Erzincan 13 February City Stadium
- Interactive map of Erzincan 13 February City Stadium
- Location: Erzincan, Turkey
- Coordinates: 39°45′03″N 39°29′47″E﻿ / ﻿39.75083°N 39.49639°E
- Owner: Youth and Sports Directorate of Erzincan Province
- Capacity: 12.000
- Type: Stadium
- Events: Football, floor curling
- Surface: Grass
- Field size: 68 m × 105 m (223 ft × 344 ft)

Construction
- Groundbreaking: 2019
- Opened: 28 August 2022; 4 years ago
- Cost: ₺ 138m (approx. US$ 8.4m)
- Architect: Alper Aksoy

Tenant
- 24 Erzincanspor

= Erzincan 13 February City Stadium =

Association football stadium in Erzincan, Turkey

 Erzincan 13 February City Stadium (Erzincan 13 Şubat Şehir Stadyumu), is a stadium in Erzincan, eastern Turkey. It was opened in 2022.

== Overview ==
The Erzincan 13 Şubat City Stadium is named "13 Şubat" ("13 February") to commemorate the liberation of the city in 1918 from the Russian military occupation after the Battle of Erzincan. It is located in Atatürk Neighborhood in the center of Erzincan Turkey. It was built on the place of the old stadium, of which demolition started in the Summer of 2018. The construction started in the Fall 2019. It was opened on 28 August 2022 after four years of construction.

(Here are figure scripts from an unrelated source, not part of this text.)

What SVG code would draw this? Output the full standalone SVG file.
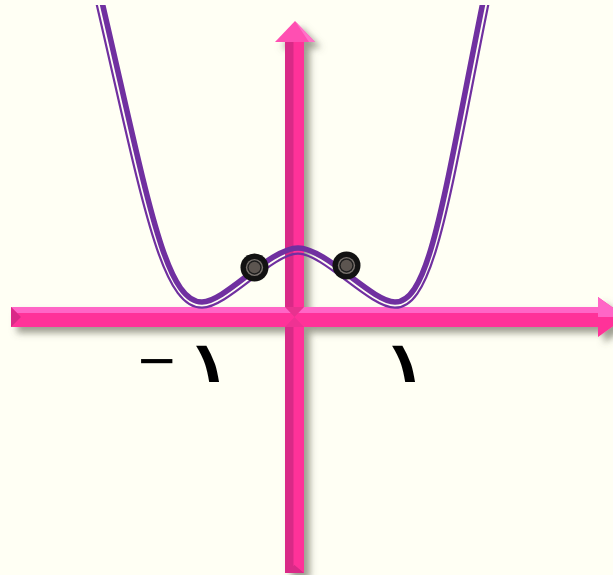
<svg xmlns="http://www.w3.org/2000/svg" width="613" height="575" viewBox="0 0 613 575">
<style>
.thick{fill:none;stroke:#7030a0;stroke-width:5.6;stroke-linecap:butt}
.thin{fill:none;stroke:#7030a0;stroke-width:2.2}
.lbl{font-family:"DejaVu Sans",sans-serif;font-weight:bold;fill:#000}
.lbl.minus{font-weight:normal}
.dark{fill:#d92b87}
.main{fill:#ff3399}
.light{fill:#ff66c6}
</style>
<defs>
<filter id="sh" x="-10%" y="-10%" width="130%" height="130%">
<feDropShadow dx="6" dy="6" stdDeviation="3.5" flood-color="#5f5f50" flood-opacity="0.6"/>
</filter>
<clipPath id="cl"><rect x="0" y="5" width="613" height="570"/></clipPath>
<g id="dotShape">
<circle r="14" fill="#121212"/>
<circle r="8.6" fill="#7a746f"/>
<circle r="7.2" fill="#1c1c1c"/>
<circle r="5.8" fill="#5c5550"/>
</g>
</defs>
<rect width="613" height="575" fill="#fffff4"/>
<g id="axes" filter="url(#sh)">
<g id="y-axis">
<rect class="main" x="285" y="40" width="19" height="533"/>
<rect class="dark" x="285" y="40" width="8.5" height="533"/>
<polygon class="dark" points="285,573 294.5,565 304,573"/>
<polygon fill="#ff4fb2" points="275,42 295,21 315,42"/>
<polygon fill="#ff72c8" points="295,21 315,42 309,42"/>
</g>
<g id="x-axis">
<rect class="main" x="11" y="307" width="589" height="20"/>
<polygon class="light" points="11,307 600,307 600,313 17,313"/>
<polygon class="dark" points="11,307 21,317 11,327"/>
<polygon class="main" points="598,297 626,317 598,337"/>
<polygon fill="#ff66c6" points="598,297 626,317 598,317"/>
<polygon fill="#e8308f" points="285,307 304,307 294.5,317"/>
<polygon fill="#ef3193" points="285,327 304,327 294.5,317"/>
</g>
</g>
<g id="curve" clip-path="url(#cl)">
<path class="thin" d="M96.4,3.2 C142.4,201.1 160.2,307.7 202,307.7 C227.6,307.7 272.6,253.7 298,253.7 C323.4,253.7 369.4,307.7 395,307.7 C435,307.7 448.6,200.9 488.6,3.1"/>
<path class="thick" d="M102,2 C148,200 165,302 202,302 C225,302 270,248 298,248 C326,248 372,302 395,302 C430,302 443,200 483,2"/>
</g>
<g id="point-left"><use href="#dotShape" x="254.5" y="267.5"/></g>
<g id="point-right"><use href="#dotShape" x="346.5" y="265.5"/></g>
<g id="label-minus1">
<text class="lbl minus" x="136" y="377" font-size="50">−</text>
<text class="lbl" font-size="57" transform="translate(194.4,382) skewX(10)">١</text>
</g>
<g id="label-1">
<text class="lbl" font-size="57" transform="translate(390.4,382) skewX(10)">١</text>
</g>
</svg>
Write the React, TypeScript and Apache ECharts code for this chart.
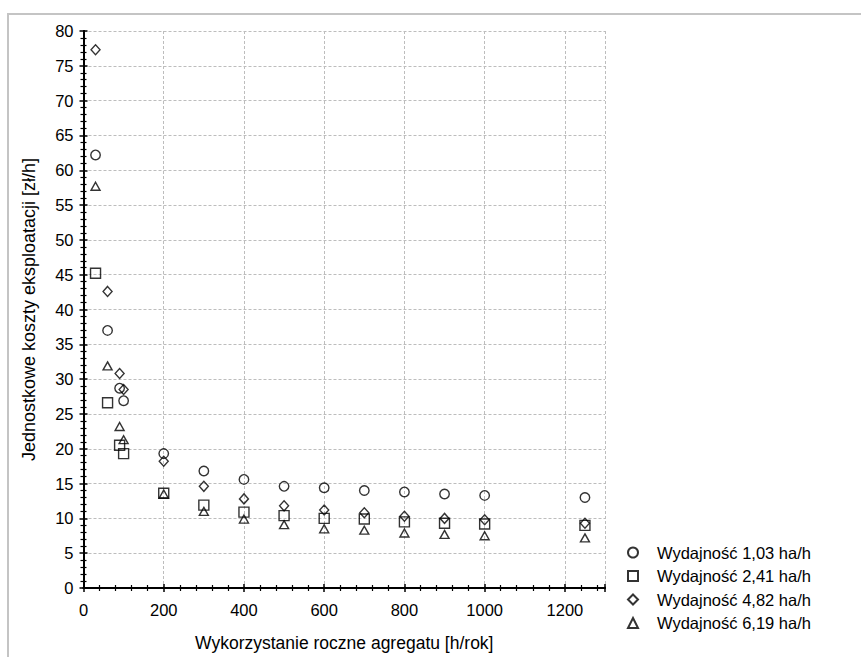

The field has a natural grass surface. It features lighting. It has a parking lot with a 650 car capacity. Thanks to the heating system under the football field, the snow accumulated on the field can be melted. The stadium generates its own electrical power of 1 MW by solar palnels placed on top of the grand stands.

It is home to the third-level TFF 2. Lig playing football club 24 Erzincanspor. The facility has also an indoor court for floor curling, an iceless variation of curling.

== International competitions hosted ==
On 31 May 2024, Turkey women's national football team played a UEFA Women's Euro 2025 qualifying League B match against Azerbaijan, which won 1–0.